В издательстве «ОГИ» вышла книга филолога и историка Кирилла Осповата «Пугачевщина: политическая семиотика бунта в эпоху Просвещения». Это исследование, которое оспаривает знаменитое клише о «бессмысленном и беспощадном русском бунте» и предлагает увидеть в Пугачевском восстании радикальное, но при этом крайне прогрессивное для своей эпохи демократическое движение. Писатель, критик Игорь Гулин поговорил с Осповатом о том, кем на самом деле был Емельян Пугачев — героем «темных масс» или харизматичным электоральным политиком, предвосхитившим институт президентства в США.

— В своей книге ты переворачиваешь штампы о Пугачевском восстании. А как они сформировались?

— Существует проблема исторического знания. Глобально его задача — рассказать правду о прошлом, однако конструирование истории обычно направляется идеологией. Идеологические установки меняются вместе с политическим консенсусом: есть имперская историография, есть советская. Но иногда эти консенсусы парадоксально сближаются.

Так, советская историческая наука с конца 1920-х — начала 1930-х годов, после разгрома марксистской школы Покровского (первое официальное направление советской исторической науки, основанное историком-большевиком Михаилом Покровским. Она полностью пересмотрела отечественную историю с позиций экономического материализма, классовой борьбы и социологических схем. — Прим. ред.), фактически вернулась к имперской традиции. Что это значило для пугачевщины? Советская наука собрала и опубликовала огромный архив, вся моя книга построена на трудах советских ученых — я, в общем-то, пришел на все готовое. Но вместо того, чтобы вчитываться в сами документы, советские историки были обязаны следовать партийной доктрине.

Эта доктрина, с одной стороны, сочувствовала низовым восстаниям — отсюда и сами публикации документов, — с другой стороны, она утверждала, что крестьянские бунты по определению ущербны и «стихийны» (говоря ленинским языком), поскольку им не хватает сознательности рабочего класса и партии рубежа XIX-XX веков.

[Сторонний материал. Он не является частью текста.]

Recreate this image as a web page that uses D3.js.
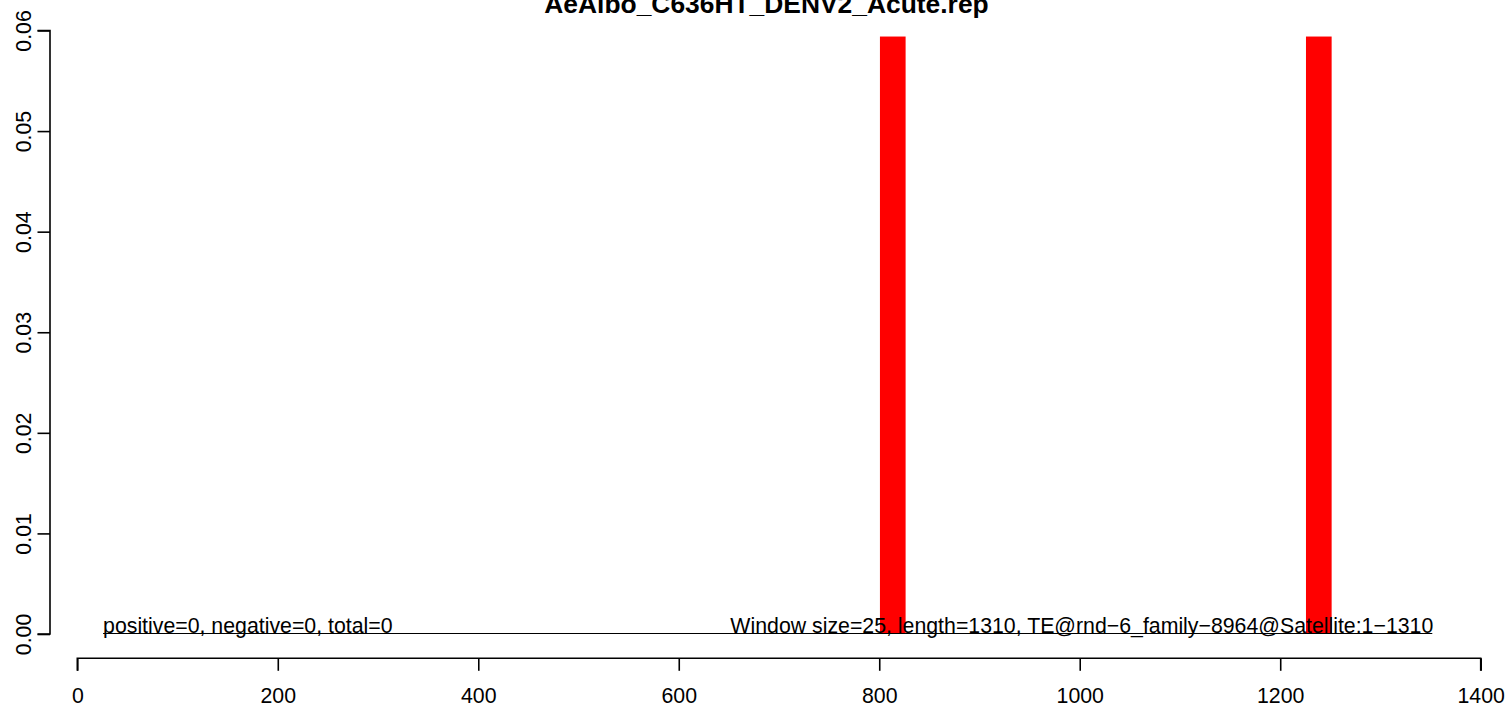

В итоге советская историография разрывалась между интересом к предмету и обязательным партийным нарративом. Огромный массив материалов о пугачевщине остался непрочитанным: никто — ни в СССР, ни на Западе — не вникал в то, что именно говорили восставшие, чего они хотели и каким языком пользовались.

— А в западной науке какой был нарратив?

— Фактически тот же самый. У американской русистики по XVIII веку были свои достижения, но были и свои идеологические фильтры — это была наука эпохи холодной войны. Раз Советский Союз воспринимался как проект, противостоящий либеральному капиталистическому порядку, западная наука должна была опровергать советские штампы.

Но западным историкам — парадоксальным образом точно так же, как и советским — было важно подчеркнуть неполноценность низовых движений.

Плебейский бунт не вызывал симпатии у сторонников либеральных ценностей.

В итоге западный и советский подходы к пугачевщине во многом совпали. Концепция была одна: темные, необразованные массы восстали, слепо веря в «воскресшего царя» Петра III.

Мне кажется, я первым связал Пугачевское восстание с американскими исследованиями бунтов рабов и коренных народов в колониальном мире — прежде всего с Гаитянской революцией. Там давно сложилась мощная традиция радикальной историографии. Ученые уже много десятилетий делают то, что я пытаюсь сделать с пугачевщиной: смотрят на события глазами угнетенных и реконструируют политическое сознание рабов.